There is a major advantage in games that support PhysX and CUDA that I find in these areas:
-Use your old cards if they support CUDA, it prevents this from being an extra expense.
-PhysX in many cames can use an excess for 256MB of overhead. Getting a cheap 512MB-1GB card diverts that much memory away from your primary GPU or CPU.
-Older cards may be fairly weak in fluid physics or ultra-high-level physics. But nearly no games utilize all of that, making low-end cards perfect for the above advantages.

For instance, I play Unreal Tournament 3 at max settings 2048x1152 while rarely ever dipping FPS below my monitor's 60Hz Refresh.

Once my dad gave me an old 8400 he found at a yard sale for 10 bucks, I'm now able to add 4xAA with little or no performance hit. Because the physX overhead isn't taking from my 9800gtx's frame buffer, making it available for higher-resolution or anti-aliasing.


As for your earlier comments. Yes, it certainly seems the graphics industry has caught up or surpasses the needs of the artists at the present time. We need new game-changing tech like pixel shaders, deferred rendering, dynamic lighting with multiple shadows, and (more recently) Applicable Tessellation. Those seemed like major game changers and features that required some decent upgrades. Now we're seeing more skillful use of the same technologies, so a new card with new architecture isn't really required.

Time to wait it out for Unreal 4 and CryEngine 4. See if those guys can whip out something worth upgrading for.
 
What fraction of a percent of gamers play at 5760x1080 though? Some surely do (and it looks like you're one of them), but the volume at the extreme high end is just too small. Casual games and console ports, two huge segments, need low-end GPUs. In fact, as rapidly-growing as the casual gaming market is, AMD's focus on their APUs is going to look brilliant in a couple years, even if they never again challenge Intel at the high end of the CPU market. It also doesn't matter to a lot of people now, but when energy costs rise (five or ten times), people aren't going to want 200W GPUs in their PCs, or in their kids' PCs.
 

Jonathanese

Distinguished
Jun 7, 2010
273
0
18,790
While this may not necessarily affect GPUs, let's not forget those new FFT algorithms MIT has been developing. Software is starting to get so freaking efficient, you can practically get an upgrade by just sticking with what you've got.
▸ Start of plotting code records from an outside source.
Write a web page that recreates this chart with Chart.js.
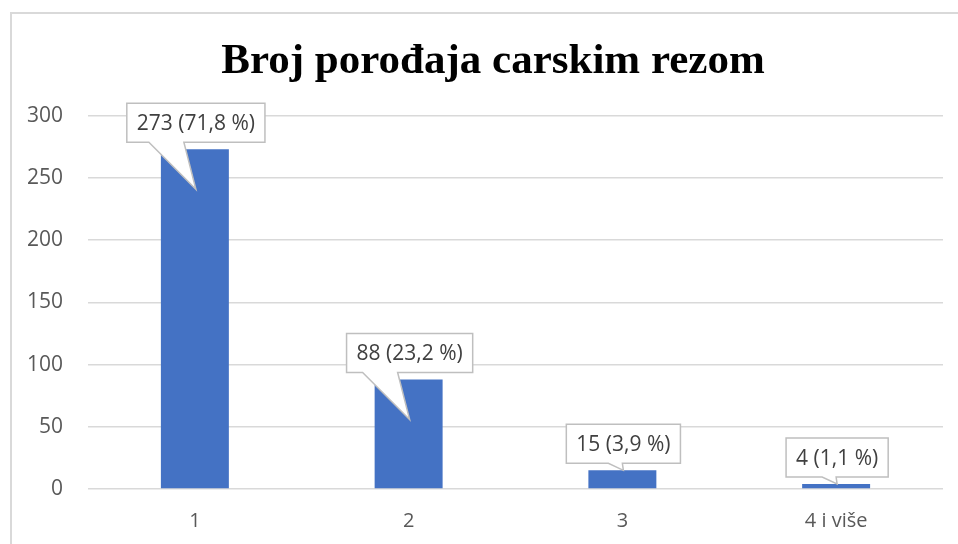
<!DOCTYPE html>
<html>
<head>
<meta charset="utf-8">
<script src="https://cdn.jsdelivr.net/npm/chart.js@4"></script>
<style>
  html, body { margin: 0; padding: 0; background: #fff; overflow: hidden; }
  #frame {
    position: absolute; left: 10px; top: 12px;
    width: 962px; height: 540px;
    border: 2px solid #d9d9d9; background: #fff;
  }
  #chart { display: block; }
</style>
</head>
<body>
<div id="frame"><canvas id="chart" width="962" height="540"></canvas></div>
<script>
const categories = ['1', '2', '3', '4 i više'];
const counts = [273, 88, 15, 4];
const percents = ['71,8', '23,2', '3,9', '1,1'];
const yTicks = [0, 50, 100, 150, 200, 250, 300];

const barColor = '#4472C4';
const tickColor = '#595959';

// callout boxes above each bar, pointing down into it
const calloutPlugin = {
  id: 'callouts',
  afterDatasetsDraw(chart) {
    const ctx = chart.ctx;
    const meta = chart.getDatasetMeta(0);
    ctx.save();
    ctx.font = '21px "Open Sans"';
    meta.data.forEach((bar, i) => {
      const text = `${counts[i]} (${percents[i]} %)`;
      const w = ctx.measureText(text).width + 20;
      const h = 39;
      const cx = bar.x + 1;
      const bottom = bar.y - 7;
      const top = bottom - h;
      const left = cx - w / 2;
      const right = cx + w / 2;
      const tall = bar.base - bar.y > 40;
      const tipX = cx;
      const tipY = tall ? bar.y + 40 : bar.y;
      const b1 = tall ? tipX - 47 : tipX - 15;
      const b2 = tall ? tipX - 12 : tipX - 1;

      ctx.beginPath();
      ctx.moveTo(left, top);
      ctx.lineTo(right, top);
      ctx.lineTo(right, bottom);
      ctx.lineTo(b2, bottom);
      ctx.lineTo(tipX, tipY);
      ctx.lineTo(b1, bottom);
      ctx.lineTo(left, bottom);
      ctx.closePath();
      ctx.fillStyle = '#ffffff';
      ctx.fill();
      ctx.lineWidth = 1.5;
      ctx.strokeStyle = '#bfbfbf';
      ctx.stroke();

      ctx.fillStyle = '#404040';
      ctx.textAlign = 'center';
      ctx.textBaseline = 'middle';
      ctx.fillText(text, cx, top + h / 2 + 1);
    });
    ctx.restore();
  }
};

new Chart(document.getElementById('chart'), {
  type: 'bar',
  data: {
    labels: categories,
    datasets: [{
      data: counts,
      backgroundColor: barColor,
      borderWidth: 0,
      barPercentage: 1,
      categoryPercentage: 0.318
    }]
  },
  plugins: [calloutPlugin],
  options: {
    responsive: false,
    animation: false,
    layout: {
      padding: 0
    },
    plugins: {
      legend: { display: false },
      tooltip: { enabled: false },
      title: {
        display: true,
        text: 'Broj porođaja carskim rezom',
        color: '#000000',
        font: { family: '"Liberation Serif"', size: 43, weight: 'bold', lineHeight: 1.2 },
        padding: { top: 22, bottom: 28 }
      }
    },
    scales: {
      x: {
        afterFit: (scale) => { scale.height = 65; },
        grid: { display: false, drawTicks: false },
        border: { display: false },
        ticks: {
          color: tickColor,
          font: { family: '"Open Sans"', size: 20 },
          padding: 20
        }
      },
      y: {
        min: 0,
        max: 300,
        afterBuildTicks: (scale) => {
          scale.ticks = yTicks.map(v => ({ value: v }));
        },
        afterFit: (scale) => { scale.width = 76; },
        grid: { color: '#d9d9d9', lineWidth: 1.5, drawTicks: false },
        border: { display: false },
        ticks: {
          color: tickColor,
          font: { family: '"Open Sans"', size: 21 },
          padding: 25
        }
      },
      // empty spacer on the right so the plot ends before the frame edge
      yRight: {
        position: 'right',
        afterFit: (scale) => { scale.width = 31; },
        grid: { display: false, drawTicks: false },
        border: { display: false },
        ticks: { display: false }
      }
    }
  }
});
</script>
</body>
</html>
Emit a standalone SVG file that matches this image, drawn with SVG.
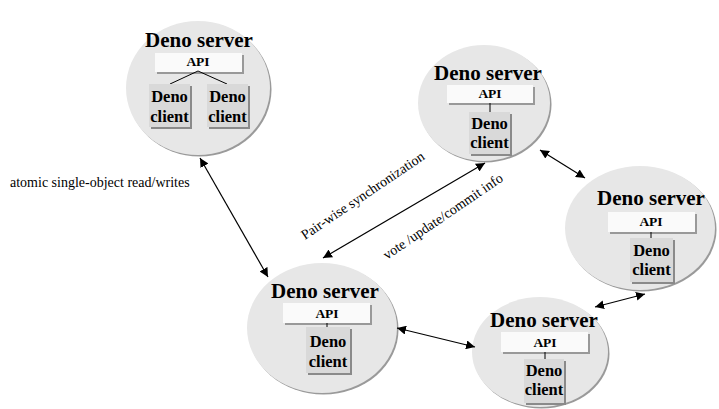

I've got a core i5 3570K coming in from Cali. But until it comes in, I'm running a celeron that's abotu 50% weaker than my previous e8400, and my desktop experience has hardly changed with all but bits of FL studio and encoding.

In the same way, as graphics algorithms become more efficient, it's becoming harder for artists to develop works that fill that kind of power. And with showcases like Crysis, we see that we're getting closer to hitting a visual end-game. That is, realism is becoming less about processing power, and more about the eye of the artist and engineer. With Crysis, we saw that DX9 was already capable of incredible realism, and all they really had to do was give it the right information, instead of just MORE information.

So now, I think we're going to start seeing graphics cards level off in terms of raw framerate-based performance, and more towards incorporating new algorithms like those we're seeing in unreal engine 4.